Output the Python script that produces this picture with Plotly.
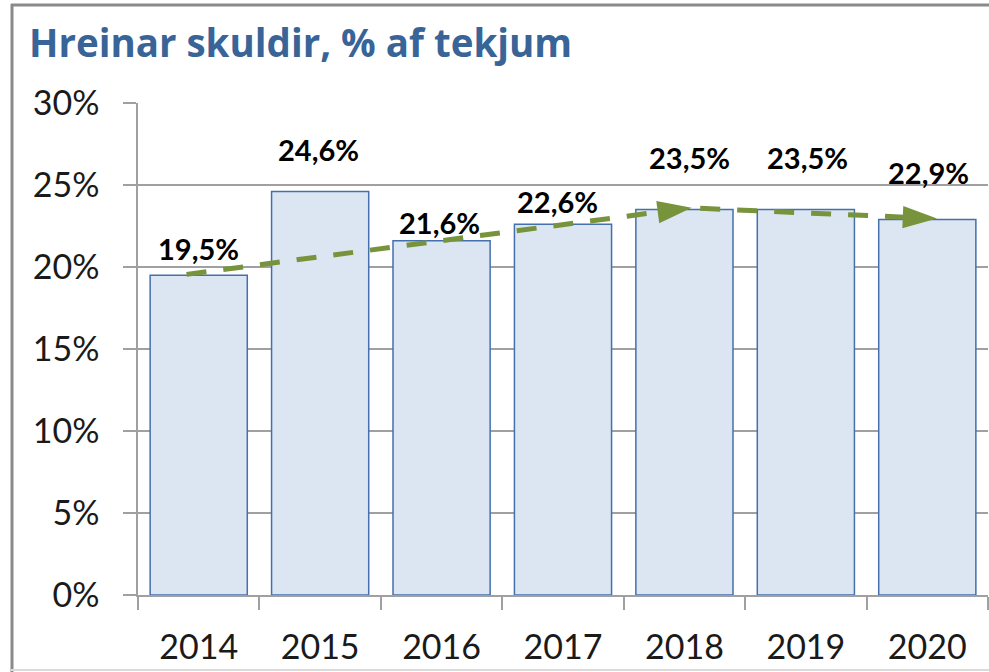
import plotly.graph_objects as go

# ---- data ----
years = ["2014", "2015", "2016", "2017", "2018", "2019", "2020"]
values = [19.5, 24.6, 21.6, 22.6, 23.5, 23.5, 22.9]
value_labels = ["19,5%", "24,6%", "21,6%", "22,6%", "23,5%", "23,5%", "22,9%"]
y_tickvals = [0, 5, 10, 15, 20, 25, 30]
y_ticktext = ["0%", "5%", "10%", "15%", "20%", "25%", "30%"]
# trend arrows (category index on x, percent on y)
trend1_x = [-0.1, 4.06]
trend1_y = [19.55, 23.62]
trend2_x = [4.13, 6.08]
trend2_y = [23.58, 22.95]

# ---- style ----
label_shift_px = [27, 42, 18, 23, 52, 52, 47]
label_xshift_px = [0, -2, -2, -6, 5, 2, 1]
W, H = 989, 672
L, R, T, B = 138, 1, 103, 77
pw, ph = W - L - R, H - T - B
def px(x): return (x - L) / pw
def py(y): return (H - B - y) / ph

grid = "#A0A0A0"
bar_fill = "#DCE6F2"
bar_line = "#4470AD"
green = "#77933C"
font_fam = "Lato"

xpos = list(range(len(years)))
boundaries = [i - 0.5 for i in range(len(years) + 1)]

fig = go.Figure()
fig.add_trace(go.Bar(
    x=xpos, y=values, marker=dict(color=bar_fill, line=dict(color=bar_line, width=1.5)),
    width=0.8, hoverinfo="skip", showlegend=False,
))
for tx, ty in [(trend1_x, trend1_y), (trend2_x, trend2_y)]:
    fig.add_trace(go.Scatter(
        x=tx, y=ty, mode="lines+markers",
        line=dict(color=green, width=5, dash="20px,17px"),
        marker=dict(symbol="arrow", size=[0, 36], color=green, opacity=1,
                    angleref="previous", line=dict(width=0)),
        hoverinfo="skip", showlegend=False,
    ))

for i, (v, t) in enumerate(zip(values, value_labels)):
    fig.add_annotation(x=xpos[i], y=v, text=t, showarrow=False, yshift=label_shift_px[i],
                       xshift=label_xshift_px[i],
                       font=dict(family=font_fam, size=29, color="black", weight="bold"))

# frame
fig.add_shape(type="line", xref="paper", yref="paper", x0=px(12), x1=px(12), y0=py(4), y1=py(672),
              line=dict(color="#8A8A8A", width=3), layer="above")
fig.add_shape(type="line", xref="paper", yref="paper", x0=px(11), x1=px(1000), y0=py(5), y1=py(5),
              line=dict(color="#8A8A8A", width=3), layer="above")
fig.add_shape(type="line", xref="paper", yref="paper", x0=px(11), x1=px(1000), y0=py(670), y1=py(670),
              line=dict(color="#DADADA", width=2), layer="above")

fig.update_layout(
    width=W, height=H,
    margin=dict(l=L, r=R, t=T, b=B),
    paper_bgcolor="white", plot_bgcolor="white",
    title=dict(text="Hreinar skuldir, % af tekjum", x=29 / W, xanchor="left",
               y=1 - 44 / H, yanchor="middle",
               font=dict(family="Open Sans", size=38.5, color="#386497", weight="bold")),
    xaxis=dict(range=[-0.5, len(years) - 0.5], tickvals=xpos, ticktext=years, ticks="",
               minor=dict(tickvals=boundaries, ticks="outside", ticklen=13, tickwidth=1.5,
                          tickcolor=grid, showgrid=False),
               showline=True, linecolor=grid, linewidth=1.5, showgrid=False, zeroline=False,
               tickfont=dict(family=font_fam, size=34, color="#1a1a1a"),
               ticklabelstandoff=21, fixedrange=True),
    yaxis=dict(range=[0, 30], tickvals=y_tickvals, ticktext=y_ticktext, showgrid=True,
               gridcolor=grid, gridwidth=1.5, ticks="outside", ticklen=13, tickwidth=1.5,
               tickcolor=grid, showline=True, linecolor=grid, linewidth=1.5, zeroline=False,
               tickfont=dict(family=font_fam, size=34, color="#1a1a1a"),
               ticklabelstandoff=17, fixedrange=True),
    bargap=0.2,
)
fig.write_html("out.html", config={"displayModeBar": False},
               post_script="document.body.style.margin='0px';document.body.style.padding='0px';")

◆ ◆ ◆ ◆ ◆ ◆ ◆

** Exercise prompt **
Transcribe exactly, with no pictures, the lines running from the first line of the material through the line holding "boundaries = [i".

** Expected output **
Output the Python script that produces this picture with Plotly.
import plotly.graph_objects as go

# ---- data ----
years = ["2014", "2015", "2016", "2017", "2018", "2019", "2020"]
values = [19.5, 24.6, 21.6, 22.6, 23.5, 23.5, 22.9]
value_labels = ["19,5%", "24,6%", "21,6%", "22,6%", "23,5%", "23,5%", "22,9%"]
y_tickvals = [0, 5, 10, 15, 20, 25, 30]
y_ticktext = ["0%", "5%", "10%", "15%", "20%", "25%", "30%"]
# trend arrows (category index on x, percent on y)
trend1_x = [-0.1, 4.06]
trend1_y = [19.55, 23.62]
trend2_x = [4.13, 6.08]
trend2_y = [23.58, 22.95]

# ---- style ----
label_shift_px = [27, 42, 18, 23, 52, 52, 47]
label_xshift_px = [0, -2, -2, -6, 5, 2, 1]
W, H = 989, 672
L, R, T, B = 138, 1, 103, 77
pw, ph = W - L - R, H - T - B
def px(x): return (x - L) / pw
def py(y): return (H - B - y) / ph

grid = "#A0A0A0"
bar_fill = "#DCE6F2"
bar_line = "#4470AD"
green = "#77933C"
font_fam = "Lato"

xpos = list(range(len(years)))
boundaries = [i - 0.5 for i in range(len(years) + 1)]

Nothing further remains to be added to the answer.